Constrained case result: a SE4 area price at different PEV penetration levels, b DK2 area price at different PEV penetration levels

9.7 Conclusions

In this chapter, two methods for scheduling PEV demand named as JSM and ASM have been presented. These methods could be used to evaluate the effects of PEVs scheduling on the overall system load shape and the effects on electricity market price. The JSM could prove useful in a market setup where there is a possibility to schedule both the generation and demand side resources; whereas the ASM could be useful where individual market players would require performing their individual energy scheduling.

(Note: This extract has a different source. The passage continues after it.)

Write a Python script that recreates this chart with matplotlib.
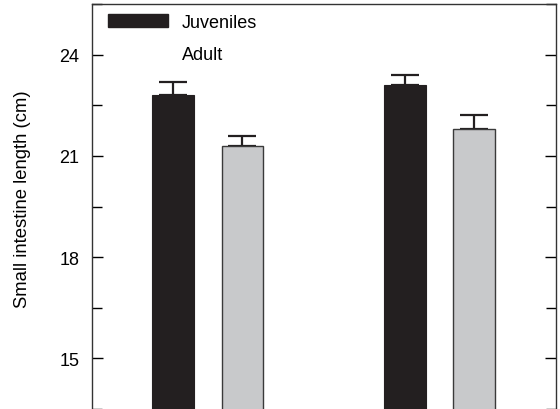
import matplotlib
matplotlib.use("Agg")
import matplotlib.pyplot as plt
from matplotlib.patches import Patch
import numpy as np

plt.rcParams['font.family'] = ['Liberation Sans', 'DejaVu Sans']

groups = ["Group 1", "Group 2"]
series = ["Juveniles", "Adult"]
juveniles = [22.8, 23.1]
juveniles_err = [0.4, 0.3]
adult = [21.3, 21.8]
adult_err = [0.3, 0.4]
yticks = [15, 18, 21, 24]

fig = plt.figure(figsize=(5.6, 4.1), dpi=100)
ax = fig.add_axes([92/560, 0.0, (556-92)/560, 1 - 5/410])

x = np.arange(len(groups))
off = 0.30
w = 0.181
ax.bar(x, juveniles, w, color='#231f20', edgecolor='#231f20', linewidth=0.8, zorder=2)
ax.bar(x + off, adult, w, color='#c8c9cb', edgecolor='#3a3a3a', linewidth=1.0, zorder=2)
ax.errorbar(x, juveniles, yerr=[np.zeros(2), juveniles_err], fmt='none',
            ecolor='#231f20', elinewidth=1.6, capsize=10, capthick=1.6, zorder=1)
ax.errorbar(x + off, adult, yerr=[np.zeros(2), adult_err], fmt='none',
            ecolor='#231f20', elinewidth=1.6, capsize=10, capthick=1.6, zorder=1)

ax.set_xlim(-0.35, 1.654)
ax.set_ylim(13.52, 25.5)
ax.set_yticks(yticks)
ax.set_yticks([13.5, 16.5, 19.5, 22.5, 25.5], minor=True)
ax.set_xticks([])
ax.spines['bottom'].set_visible(False)
for s in ['left', 'right', 'top']:
    ax.spines[s].set_linewidth(1.0)
    ax.spines[s].set_color('#333333')
ax.tick_params(axis='y', which='major', direction='in', length=8, width=1.0,
               right=True, labelsize=13, pad=9)
ax.tick_params(axis='y', which='minor', direction='in', length=7, width=1.0, right=True)
ax.set_ylabel("Small intestine length (cm)", fontsize=13.3)
ax.yaxis.set_label_coords(-(92 - 23) / 464, (410 - 199) / 405)
ax.yaxis.label.set_verticalalignment('center')

handles = [Patch(facecolor='#231f20', edgecolor='#231f20'),
           Patch(facecolor='white', edgecolor='white')]
ax.legend(handles, series, loc='upper left', bbox_to_anchor=(0.019, 0.993),
          frameon=False, fontsize=13, handlelength=3.3, handleheight=0.7,
          labelspacing=0.8, handletextpad=0.8, borderaxespad=0.0)

fig.savefig("out.png", dpi=100)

The two methods were applied to an IEEE 30-bus test system and the Nordic test system to find the effects of PEV energy scheduling on market price of electricity. From the case study on the IEEE 30-bus test system, it was found that market integration of PEVs might lead to an increase in market price at higher penetration levels using fixed period charging, at which point, advanced methods of scheduling of PEV fleet charging could become necessary. The JSM may require changes in the operational structure of electricity markets, but the model could result in better utilization of resources as it simultaneously schedules both the generation and demand resources. In the unconstrained case, the Nordic market was found to be highly resilient toward integration of PEVs. Transmission network constraints form an important factor on the system level which could influence the actual flow of power, and hence, directly influence the penetration level of the PEVs that could be accommodated in the system before a significant increase in market price.